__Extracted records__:
■ ■ ■ ■ ■ ■ ■
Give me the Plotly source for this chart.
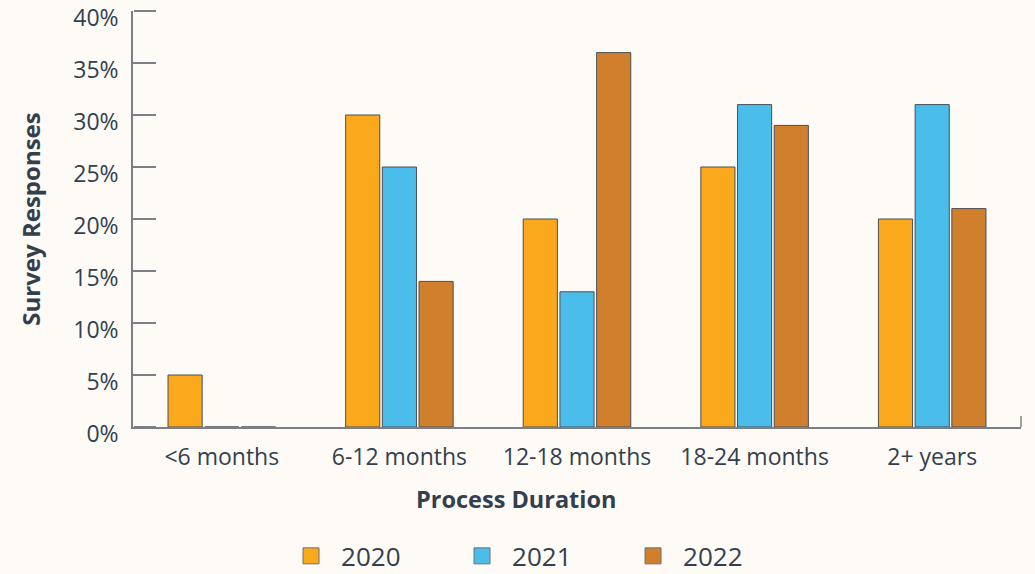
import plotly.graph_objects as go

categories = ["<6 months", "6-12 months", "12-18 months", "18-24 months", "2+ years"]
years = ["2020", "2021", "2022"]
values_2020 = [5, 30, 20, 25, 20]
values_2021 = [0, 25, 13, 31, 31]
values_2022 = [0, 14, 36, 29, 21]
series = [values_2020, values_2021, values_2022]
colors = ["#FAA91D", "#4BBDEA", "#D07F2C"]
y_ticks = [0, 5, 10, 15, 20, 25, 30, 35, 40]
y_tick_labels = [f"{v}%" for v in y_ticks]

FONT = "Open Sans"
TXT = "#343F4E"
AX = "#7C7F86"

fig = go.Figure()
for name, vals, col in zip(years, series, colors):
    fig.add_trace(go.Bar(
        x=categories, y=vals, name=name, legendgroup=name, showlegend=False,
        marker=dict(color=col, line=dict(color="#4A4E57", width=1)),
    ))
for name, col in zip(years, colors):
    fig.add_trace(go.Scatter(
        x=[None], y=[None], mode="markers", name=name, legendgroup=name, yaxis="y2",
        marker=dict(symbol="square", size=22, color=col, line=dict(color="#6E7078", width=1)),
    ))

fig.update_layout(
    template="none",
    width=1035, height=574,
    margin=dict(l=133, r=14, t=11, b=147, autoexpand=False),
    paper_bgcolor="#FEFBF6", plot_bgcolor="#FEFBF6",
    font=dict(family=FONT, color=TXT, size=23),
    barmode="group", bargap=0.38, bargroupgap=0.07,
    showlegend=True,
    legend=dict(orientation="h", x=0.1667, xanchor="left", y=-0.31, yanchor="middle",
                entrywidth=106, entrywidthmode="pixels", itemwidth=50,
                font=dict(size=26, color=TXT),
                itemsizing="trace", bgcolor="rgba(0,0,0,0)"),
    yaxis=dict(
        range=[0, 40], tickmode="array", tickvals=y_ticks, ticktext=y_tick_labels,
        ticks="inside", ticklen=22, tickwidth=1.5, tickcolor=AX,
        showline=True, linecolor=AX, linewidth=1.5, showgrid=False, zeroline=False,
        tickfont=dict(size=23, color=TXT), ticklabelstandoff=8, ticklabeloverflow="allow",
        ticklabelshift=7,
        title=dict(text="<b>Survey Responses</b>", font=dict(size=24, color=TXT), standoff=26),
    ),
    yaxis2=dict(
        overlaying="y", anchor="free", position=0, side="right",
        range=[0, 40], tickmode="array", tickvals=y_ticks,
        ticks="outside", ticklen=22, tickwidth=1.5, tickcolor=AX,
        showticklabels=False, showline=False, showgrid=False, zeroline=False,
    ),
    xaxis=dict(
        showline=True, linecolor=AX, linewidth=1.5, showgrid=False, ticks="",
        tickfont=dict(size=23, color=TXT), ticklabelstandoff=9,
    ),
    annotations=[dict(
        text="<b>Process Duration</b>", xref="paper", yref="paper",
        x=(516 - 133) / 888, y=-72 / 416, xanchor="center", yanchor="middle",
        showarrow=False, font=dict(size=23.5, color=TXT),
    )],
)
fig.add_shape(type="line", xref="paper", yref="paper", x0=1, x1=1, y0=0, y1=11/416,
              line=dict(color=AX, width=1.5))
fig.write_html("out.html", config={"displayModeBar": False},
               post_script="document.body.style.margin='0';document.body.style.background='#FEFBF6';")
■ ■ ■ ■ ■ ■ ■
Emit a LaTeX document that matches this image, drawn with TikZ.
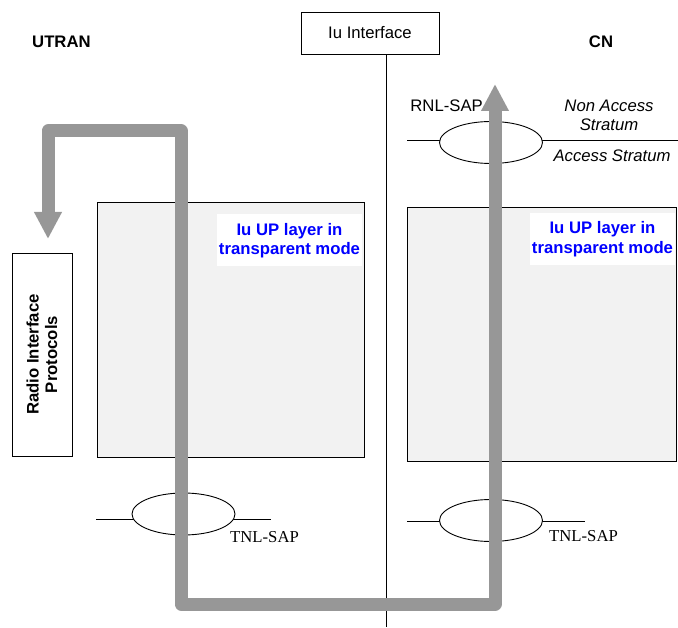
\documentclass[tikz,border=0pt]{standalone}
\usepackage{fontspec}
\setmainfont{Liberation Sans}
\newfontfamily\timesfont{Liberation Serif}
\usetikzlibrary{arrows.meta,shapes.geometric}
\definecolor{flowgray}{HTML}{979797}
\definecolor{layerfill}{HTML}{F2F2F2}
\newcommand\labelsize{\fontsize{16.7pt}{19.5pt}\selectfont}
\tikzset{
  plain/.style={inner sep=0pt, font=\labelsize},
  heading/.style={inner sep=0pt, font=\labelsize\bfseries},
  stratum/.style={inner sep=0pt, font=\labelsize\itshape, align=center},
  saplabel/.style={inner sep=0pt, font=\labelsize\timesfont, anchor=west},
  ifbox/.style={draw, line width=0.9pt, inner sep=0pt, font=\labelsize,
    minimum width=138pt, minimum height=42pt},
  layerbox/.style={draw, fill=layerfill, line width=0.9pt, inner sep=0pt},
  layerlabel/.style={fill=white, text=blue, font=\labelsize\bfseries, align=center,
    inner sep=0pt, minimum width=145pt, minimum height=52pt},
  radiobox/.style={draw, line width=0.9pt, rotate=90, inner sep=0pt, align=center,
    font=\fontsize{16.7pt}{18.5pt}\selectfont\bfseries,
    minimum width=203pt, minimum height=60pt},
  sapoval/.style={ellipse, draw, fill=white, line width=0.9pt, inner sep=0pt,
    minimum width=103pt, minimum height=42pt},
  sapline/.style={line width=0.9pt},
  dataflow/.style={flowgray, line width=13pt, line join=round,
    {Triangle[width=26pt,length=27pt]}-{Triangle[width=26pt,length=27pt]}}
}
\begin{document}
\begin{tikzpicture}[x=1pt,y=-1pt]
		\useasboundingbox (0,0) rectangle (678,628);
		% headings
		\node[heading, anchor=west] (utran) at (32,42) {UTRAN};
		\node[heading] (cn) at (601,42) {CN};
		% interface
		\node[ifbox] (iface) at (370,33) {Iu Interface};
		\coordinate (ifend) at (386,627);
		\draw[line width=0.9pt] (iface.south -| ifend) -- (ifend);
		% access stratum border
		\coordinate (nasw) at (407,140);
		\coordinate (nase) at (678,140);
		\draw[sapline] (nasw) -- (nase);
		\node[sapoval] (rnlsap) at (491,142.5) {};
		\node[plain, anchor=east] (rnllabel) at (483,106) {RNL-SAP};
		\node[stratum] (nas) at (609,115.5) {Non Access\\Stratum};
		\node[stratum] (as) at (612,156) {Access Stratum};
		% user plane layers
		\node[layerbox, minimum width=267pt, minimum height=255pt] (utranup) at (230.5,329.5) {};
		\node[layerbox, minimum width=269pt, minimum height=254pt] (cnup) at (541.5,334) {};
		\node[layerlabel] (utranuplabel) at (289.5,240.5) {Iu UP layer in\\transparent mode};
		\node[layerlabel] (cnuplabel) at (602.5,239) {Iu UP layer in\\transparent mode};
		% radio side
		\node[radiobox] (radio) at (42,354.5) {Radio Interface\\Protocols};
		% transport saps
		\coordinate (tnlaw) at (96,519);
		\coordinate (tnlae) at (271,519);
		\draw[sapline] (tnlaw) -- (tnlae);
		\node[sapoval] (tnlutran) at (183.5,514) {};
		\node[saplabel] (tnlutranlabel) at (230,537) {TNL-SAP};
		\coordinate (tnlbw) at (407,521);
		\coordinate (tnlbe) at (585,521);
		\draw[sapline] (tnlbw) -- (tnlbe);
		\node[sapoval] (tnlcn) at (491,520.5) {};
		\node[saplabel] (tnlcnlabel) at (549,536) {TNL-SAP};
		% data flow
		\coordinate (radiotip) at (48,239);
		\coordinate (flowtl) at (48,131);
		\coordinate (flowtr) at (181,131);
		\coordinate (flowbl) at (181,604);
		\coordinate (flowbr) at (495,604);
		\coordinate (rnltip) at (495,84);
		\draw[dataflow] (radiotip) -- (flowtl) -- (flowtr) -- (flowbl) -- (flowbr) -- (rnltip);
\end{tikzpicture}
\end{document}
■ ■ ■ ■ ■ ■ ■
__Requirement__:
Leave out the pictures, and copy only the lines from the one holding "Give me the Plotly source for this chart." through the one holding "import plotly.graph_objects as go", exactly as written.

__Complete response__:
Give me the Plotly source for this chart.
import plotly.graph_objects as go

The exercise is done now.